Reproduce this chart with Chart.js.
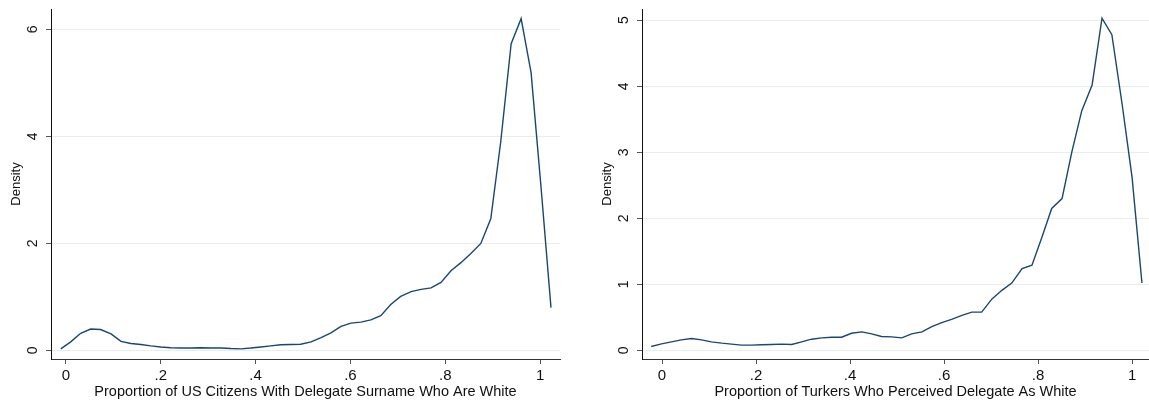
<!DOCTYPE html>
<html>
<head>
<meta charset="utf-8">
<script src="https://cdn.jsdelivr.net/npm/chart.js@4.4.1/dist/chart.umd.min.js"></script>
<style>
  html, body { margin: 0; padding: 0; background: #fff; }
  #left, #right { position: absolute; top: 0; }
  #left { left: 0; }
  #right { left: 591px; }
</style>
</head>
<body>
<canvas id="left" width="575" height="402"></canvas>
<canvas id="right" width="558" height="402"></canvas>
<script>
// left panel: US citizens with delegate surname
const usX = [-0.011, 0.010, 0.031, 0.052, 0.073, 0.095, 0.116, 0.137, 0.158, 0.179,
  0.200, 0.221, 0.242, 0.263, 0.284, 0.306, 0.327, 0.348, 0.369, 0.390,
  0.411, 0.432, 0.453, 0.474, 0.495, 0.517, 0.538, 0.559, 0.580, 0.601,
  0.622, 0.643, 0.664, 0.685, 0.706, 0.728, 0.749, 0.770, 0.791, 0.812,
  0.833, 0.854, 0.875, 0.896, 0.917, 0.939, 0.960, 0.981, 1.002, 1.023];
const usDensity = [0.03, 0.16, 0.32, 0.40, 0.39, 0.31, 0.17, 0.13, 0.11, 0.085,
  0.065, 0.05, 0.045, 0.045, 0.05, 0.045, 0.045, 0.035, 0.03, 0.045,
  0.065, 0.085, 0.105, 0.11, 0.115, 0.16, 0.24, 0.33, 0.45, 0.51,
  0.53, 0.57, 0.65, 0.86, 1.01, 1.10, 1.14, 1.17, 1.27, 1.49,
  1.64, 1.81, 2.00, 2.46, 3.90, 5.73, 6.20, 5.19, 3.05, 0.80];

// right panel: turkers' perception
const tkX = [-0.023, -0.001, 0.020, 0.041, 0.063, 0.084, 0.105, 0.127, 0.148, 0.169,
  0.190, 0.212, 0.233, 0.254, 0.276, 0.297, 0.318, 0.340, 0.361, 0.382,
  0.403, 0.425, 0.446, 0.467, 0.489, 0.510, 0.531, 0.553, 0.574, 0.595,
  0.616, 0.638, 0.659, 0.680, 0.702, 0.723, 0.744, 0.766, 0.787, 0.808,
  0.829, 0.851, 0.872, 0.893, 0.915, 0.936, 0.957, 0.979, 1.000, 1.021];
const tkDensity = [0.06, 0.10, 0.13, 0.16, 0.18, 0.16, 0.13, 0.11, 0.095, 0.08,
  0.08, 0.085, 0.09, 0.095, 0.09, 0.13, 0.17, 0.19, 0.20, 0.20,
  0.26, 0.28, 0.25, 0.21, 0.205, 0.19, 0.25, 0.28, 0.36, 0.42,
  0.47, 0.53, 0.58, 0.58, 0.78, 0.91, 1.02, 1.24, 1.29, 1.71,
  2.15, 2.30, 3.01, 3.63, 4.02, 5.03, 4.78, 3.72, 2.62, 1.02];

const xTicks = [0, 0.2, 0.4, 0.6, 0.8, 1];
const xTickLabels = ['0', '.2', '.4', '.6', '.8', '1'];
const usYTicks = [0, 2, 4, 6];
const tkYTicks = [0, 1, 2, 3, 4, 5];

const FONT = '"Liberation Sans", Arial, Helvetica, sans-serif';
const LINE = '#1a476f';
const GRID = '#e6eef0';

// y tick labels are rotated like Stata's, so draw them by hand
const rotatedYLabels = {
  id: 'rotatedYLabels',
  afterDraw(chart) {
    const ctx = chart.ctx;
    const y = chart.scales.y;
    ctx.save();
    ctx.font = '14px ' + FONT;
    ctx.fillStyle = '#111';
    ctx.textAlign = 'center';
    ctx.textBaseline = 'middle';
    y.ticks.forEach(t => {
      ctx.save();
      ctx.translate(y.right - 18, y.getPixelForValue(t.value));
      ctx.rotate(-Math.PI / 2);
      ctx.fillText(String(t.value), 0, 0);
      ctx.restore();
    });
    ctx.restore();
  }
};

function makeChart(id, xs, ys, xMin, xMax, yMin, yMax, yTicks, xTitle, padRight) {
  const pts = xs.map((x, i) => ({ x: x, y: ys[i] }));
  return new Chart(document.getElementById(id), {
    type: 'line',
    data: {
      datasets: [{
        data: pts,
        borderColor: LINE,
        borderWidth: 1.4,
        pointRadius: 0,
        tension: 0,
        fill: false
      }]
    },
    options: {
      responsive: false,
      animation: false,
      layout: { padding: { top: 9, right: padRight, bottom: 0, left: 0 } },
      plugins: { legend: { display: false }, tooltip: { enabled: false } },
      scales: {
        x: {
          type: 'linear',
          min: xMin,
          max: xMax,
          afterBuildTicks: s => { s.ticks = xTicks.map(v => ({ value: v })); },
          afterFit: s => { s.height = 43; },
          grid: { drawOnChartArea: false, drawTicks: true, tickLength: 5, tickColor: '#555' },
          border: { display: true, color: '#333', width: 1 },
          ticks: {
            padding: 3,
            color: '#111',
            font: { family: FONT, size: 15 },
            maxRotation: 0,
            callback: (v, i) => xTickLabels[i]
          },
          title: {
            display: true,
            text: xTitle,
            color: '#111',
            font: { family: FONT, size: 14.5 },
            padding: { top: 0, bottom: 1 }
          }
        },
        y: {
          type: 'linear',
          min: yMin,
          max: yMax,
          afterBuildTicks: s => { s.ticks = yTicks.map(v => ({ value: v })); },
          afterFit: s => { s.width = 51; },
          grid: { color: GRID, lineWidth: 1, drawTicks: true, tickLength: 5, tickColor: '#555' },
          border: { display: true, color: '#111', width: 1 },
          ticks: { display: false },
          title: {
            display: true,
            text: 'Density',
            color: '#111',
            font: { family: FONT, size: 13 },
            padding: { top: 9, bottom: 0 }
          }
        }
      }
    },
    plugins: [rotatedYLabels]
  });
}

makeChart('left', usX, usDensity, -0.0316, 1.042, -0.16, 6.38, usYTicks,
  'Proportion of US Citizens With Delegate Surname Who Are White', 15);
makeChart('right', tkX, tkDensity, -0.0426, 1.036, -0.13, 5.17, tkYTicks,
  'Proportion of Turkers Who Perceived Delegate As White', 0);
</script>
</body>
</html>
------
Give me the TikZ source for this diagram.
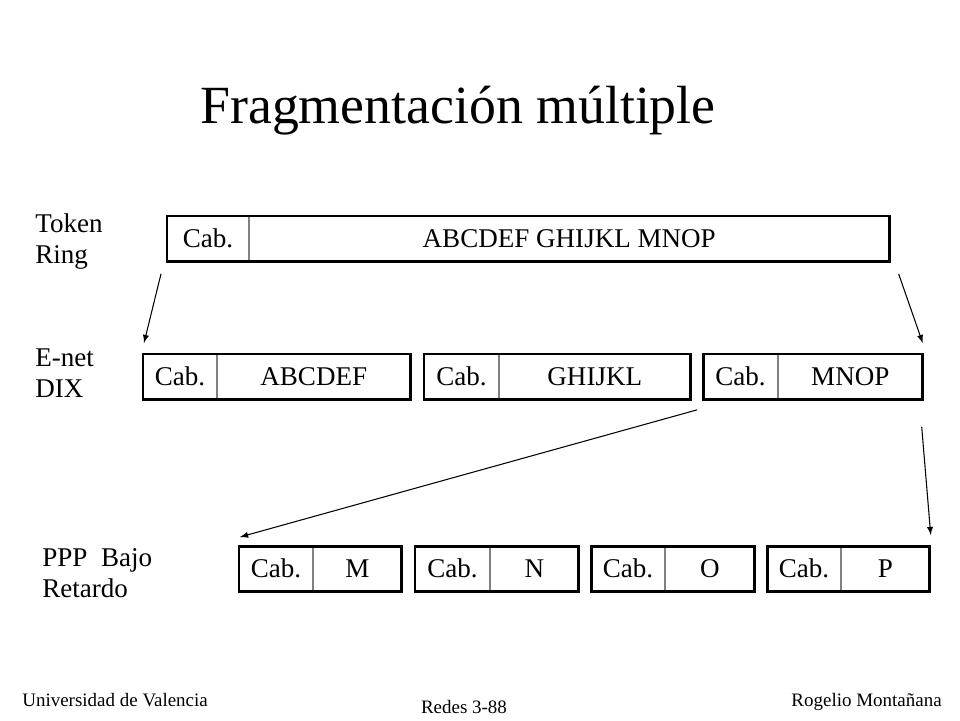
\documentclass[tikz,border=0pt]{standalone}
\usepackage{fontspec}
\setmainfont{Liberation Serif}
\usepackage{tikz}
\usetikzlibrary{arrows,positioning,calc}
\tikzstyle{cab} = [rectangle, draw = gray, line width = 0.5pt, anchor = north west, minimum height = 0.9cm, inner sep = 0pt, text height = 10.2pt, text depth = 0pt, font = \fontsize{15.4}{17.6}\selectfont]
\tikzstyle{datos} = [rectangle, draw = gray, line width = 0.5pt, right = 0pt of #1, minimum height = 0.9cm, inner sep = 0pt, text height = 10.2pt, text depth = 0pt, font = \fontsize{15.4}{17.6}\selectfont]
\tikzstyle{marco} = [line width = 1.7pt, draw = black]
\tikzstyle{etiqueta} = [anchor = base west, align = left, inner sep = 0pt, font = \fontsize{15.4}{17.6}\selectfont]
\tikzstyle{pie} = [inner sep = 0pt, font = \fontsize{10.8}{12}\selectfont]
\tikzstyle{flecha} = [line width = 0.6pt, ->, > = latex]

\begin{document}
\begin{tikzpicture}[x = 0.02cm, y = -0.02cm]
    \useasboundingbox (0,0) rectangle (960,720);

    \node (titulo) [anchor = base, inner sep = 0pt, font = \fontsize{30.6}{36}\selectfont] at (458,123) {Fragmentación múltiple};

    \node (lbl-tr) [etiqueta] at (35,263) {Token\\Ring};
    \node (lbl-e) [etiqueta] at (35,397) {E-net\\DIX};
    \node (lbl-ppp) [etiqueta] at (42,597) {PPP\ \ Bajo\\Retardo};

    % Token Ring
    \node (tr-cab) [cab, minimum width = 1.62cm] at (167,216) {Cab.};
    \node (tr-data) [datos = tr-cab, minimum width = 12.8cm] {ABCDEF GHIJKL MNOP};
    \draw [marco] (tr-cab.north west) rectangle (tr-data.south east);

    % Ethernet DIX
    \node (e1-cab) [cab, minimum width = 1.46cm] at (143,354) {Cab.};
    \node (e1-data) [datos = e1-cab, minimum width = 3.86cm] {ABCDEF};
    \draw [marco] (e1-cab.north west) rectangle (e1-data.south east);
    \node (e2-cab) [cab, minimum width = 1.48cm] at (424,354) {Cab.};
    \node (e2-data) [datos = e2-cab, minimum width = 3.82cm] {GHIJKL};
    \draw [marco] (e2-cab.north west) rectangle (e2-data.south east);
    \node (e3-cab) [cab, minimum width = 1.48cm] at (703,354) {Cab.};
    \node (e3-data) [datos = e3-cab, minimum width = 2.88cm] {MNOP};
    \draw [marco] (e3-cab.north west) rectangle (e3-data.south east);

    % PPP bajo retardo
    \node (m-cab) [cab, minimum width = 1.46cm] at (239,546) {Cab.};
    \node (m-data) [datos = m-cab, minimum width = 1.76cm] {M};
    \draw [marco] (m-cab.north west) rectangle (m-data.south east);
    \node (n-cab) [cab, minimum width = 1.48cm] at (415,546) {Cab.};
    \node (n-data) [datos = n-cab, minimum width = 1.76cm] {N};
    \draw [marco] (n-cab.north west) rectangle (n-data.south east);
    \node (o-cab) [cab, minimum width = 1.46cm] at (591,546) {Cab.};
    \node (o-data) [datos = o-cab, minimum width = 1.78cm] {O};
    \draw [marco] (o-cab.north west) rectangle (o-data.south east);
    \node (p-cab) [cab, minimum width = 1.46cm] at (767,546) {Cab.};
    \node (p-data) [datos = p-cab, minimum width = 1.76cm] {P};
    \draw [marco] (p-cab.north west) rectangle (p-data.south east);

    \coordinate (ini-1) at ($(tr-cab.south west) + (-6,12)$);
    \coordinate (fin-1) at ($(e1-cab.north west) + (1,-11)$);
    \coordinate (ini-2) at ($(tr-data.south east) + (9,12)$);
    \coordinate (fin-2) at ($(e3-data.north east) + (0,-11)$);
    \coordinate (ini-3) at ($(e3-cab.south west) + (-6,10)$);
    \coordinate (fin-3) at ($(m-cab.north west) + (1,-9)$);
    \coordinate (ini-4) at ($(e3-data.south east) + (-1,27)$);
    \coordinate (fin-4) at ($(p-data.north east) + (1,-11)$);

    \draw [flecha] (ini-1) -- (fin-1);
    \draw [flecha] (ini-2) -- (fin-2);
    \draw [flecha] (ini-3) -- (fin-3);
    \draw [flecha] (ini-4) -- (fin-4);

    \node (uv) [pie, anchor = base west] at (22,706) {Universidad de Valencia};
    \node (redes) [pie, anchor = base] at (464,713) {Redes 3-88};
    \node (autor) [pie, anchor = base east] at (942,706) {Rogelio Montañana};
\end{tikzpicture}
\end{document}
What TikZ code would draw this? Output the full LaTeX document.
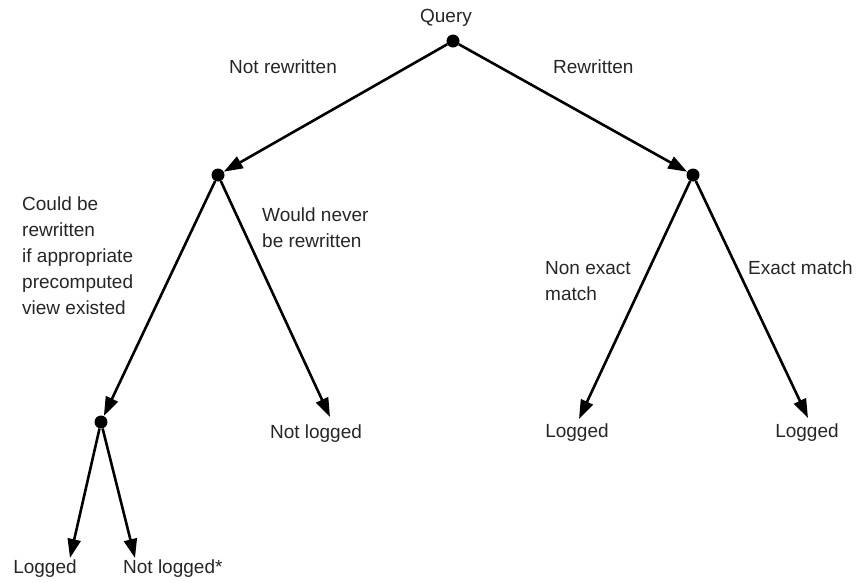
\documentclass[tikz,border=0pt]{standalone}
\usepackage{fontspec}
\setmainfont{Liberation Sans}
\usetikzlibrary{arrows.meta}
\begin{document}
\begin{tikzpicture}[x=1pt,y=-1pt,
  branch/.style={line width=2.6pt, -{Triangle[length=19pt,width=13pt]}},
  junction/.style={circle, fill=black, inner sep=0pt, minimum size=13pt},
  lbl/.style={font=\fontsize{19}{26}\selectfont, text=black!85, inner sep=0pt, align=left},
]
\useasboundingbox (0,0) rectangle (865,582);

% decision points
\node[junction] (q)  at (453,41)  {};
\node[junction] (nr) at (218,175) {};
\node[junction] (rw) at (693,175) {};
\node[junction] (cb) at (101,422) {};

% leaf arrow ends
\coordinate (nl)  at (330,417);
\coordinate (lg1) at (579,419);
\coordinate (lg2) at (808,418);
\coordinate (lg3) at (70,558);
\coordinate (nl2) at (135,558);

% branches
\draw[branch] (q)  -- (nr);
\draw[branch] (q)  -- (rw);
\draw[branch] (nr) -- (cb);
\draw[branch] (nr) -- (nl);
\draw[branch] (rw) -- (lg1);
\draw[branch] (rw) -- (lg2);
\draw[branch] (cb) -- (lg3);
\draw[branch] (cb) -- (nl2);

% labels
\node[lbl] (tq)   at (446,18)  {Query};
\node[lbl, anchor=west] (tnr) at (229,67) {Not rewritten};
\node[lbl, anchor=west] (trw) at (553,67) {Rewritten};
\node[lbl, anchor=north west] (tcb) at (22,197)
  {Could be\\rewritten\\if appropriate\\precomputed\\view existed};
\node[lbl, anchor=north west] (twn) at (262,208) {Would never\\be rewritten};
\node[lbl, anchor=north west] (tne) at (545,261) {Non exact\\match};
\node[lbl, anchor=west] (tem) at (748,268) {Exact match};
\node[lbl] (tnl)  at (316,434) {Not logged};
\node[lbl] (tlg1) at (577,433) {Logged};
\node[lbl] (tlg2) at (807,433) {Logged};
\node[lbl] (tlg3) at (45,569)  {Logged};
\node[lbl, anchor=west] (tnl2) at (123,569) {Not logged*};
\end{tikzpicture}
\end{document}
------
Brief — Start at the line above containing "What TikZ code" and stop at the line containing "(cb) -- (nl2);": print those lines and everything between them exactly, but not the pictures.

Written reply —
What TikZ code would draw this? Output the full LaTeX document.
\documentclass[tikz,border=0pt]{standalone}
\usepackage{fontspec}
\setmainfont{Liberation Sans}
\usetikzlibrary{arrows.meta}
\begin{document}
\begin{tikzpicture}[x=1pt,y=-1pt,
  branch/.style={line width=2.6pt, -{Triangle[length=19pt,width=13pt]}},
  junction/.style={circle, fill=black, inner sep=0pt, minimum size=13pt},
  lbl/.style={font=\fontsize{19}{26}\selectfont, text=black!85, inner sep=0pt, align=left},
]
\useasboundingbox (0,0) rectangle (865,582);

% decision points
\node[junction] (q)  at (453,41)  {};
\node[junction] (nr) at (218,175) {};
\node[junction] (rw) at (693,175) {};
\node[junction] (cb) at (101,422) {};

% leaf arrow ends
\coordinate (nl)  at (330,417);
\coordinate (lg1) at (579,419);
\coordinate (lg2) at (808,418);
\coordinate (lg3) at (70,558);
\coordinate (nl2) at (135,558);

% branches
\draw[branch] (q)  -- (nr);
\draw[branch] (q)  -- (rw);
\draw[branch] (nr) -- (cb);
\draw[branch] (nr) -- (nl);
\draw[branch] (rw) -- (lg1);
\draw[branch] (rw) -- (lg2);
\draw[branch] (cb) -- (lg3);
\draw[branch] (cb) -- (nl2);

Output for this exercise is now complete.